Opera della Luna emphasise on Wilton’s web site that this is NOT a production of the Sondheim musical. It’s certainly very far from the moral complexity Sondheim brought to the story.

The yarn they have spun instead—a Victorian melodrama with incidental music and the occasional aria—is based on a 19th century script by George Dibdin Pitt from the original “penny dreadful”. It’s an intriguing premise and doesn’t lack ambition, but it suffers from a lack of focus and repetitive pantomime that starts to grate after a couple of hours.

There’s a disconnect between the high quality of the singing (special mentions for Madeline Robinson as Johanna Oakley and Caroline Kennedy as Todd’s apprentice) and the deliberately hammy, albeit impressively energetic, performances from the likes of Todd (Nick Dwyer), who repeatedly baits the audience into booing and hissing. This is fun for a while but soon feels like forced jollity.

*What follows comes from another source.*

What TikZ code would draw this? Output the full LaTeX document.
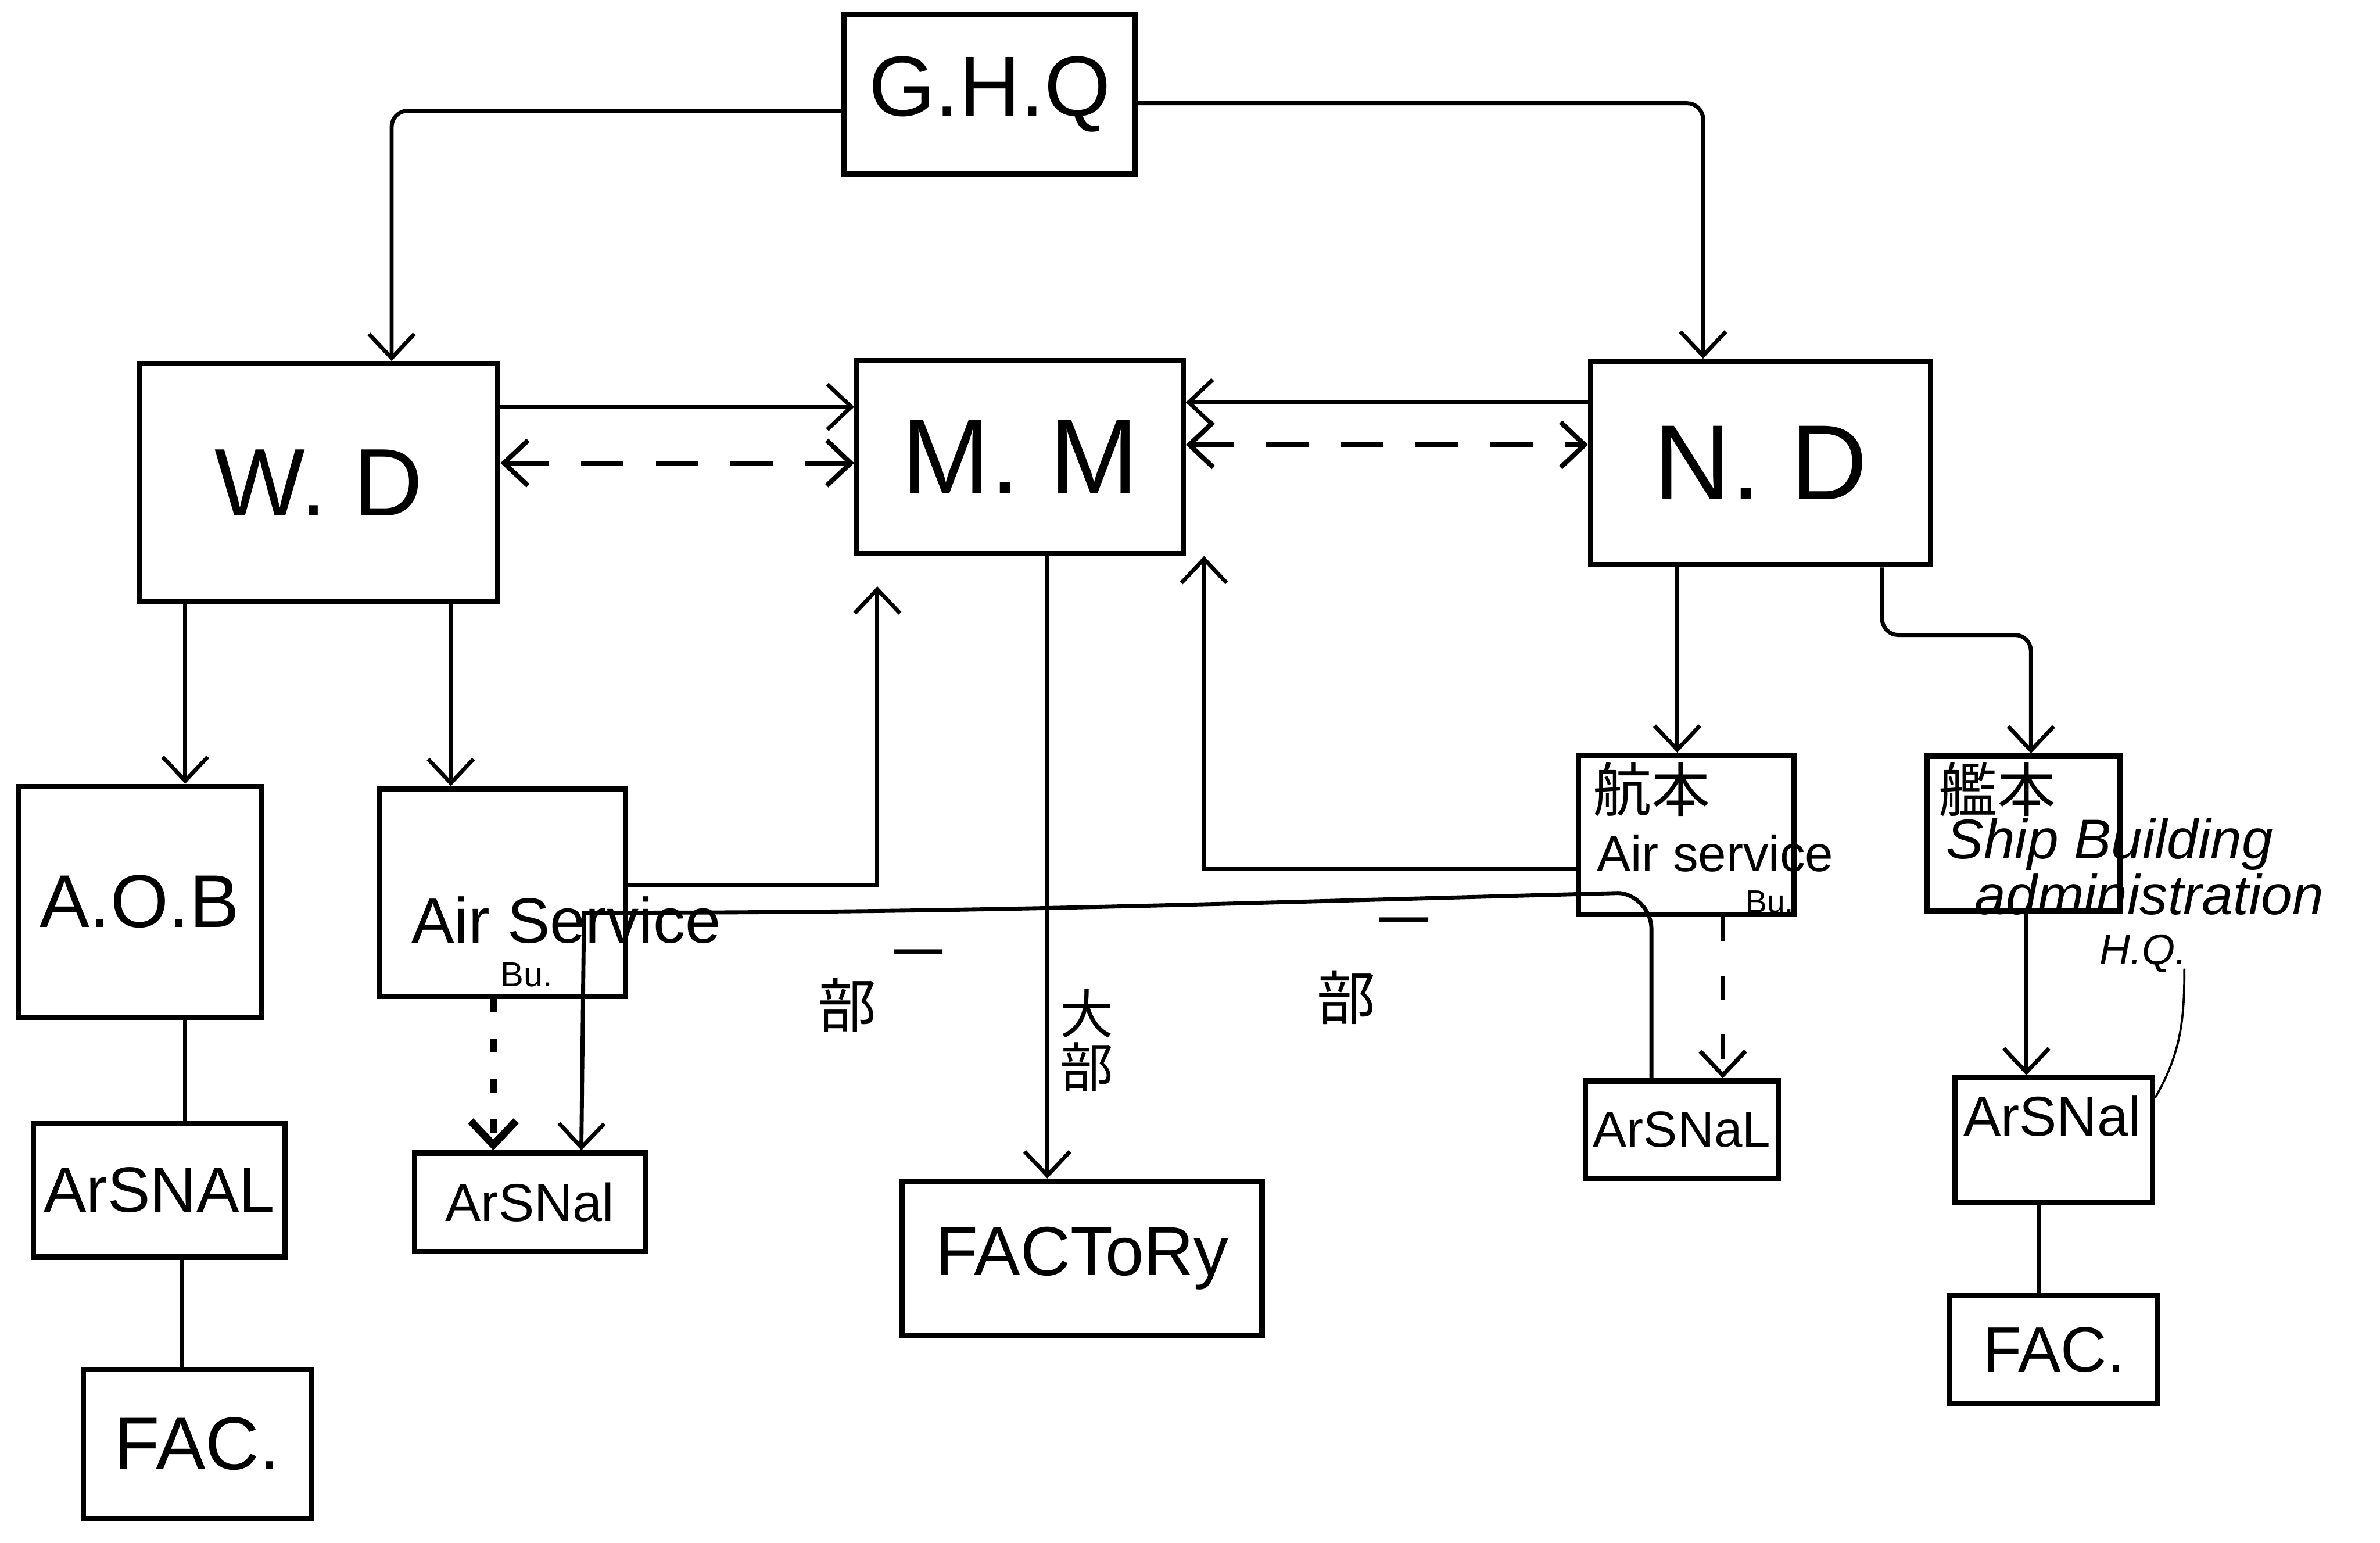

Much is asked of the cast, who play multiple characters—Paul Featherstone is especially creepy as the lascivious Reverend Lupin. In the programme notes, artistic director Jeff Clarke suggests the aim was not to attempt an accurate historical performance but to create “something new and effective using music in the story-telling in a way it would have been used in the mid-19th century”. Unfortunately, the incidental music frequently drowns out the dialogue or is poorly timed dramatically and the arias by the largely forgotten Victorian composers are turgid and, well, forgettable.

This is a fun couple of hours but would benefit from some heavy script editing—too many strands clutter the plot—and better honed, or fewer, gags. It’s more Carry On Sweeney Todd than melodrama—I was expecting Kenneth Williams to appear at any moment. It mainly made me want to go and gorge on Sondheim’s “worst pies in London”.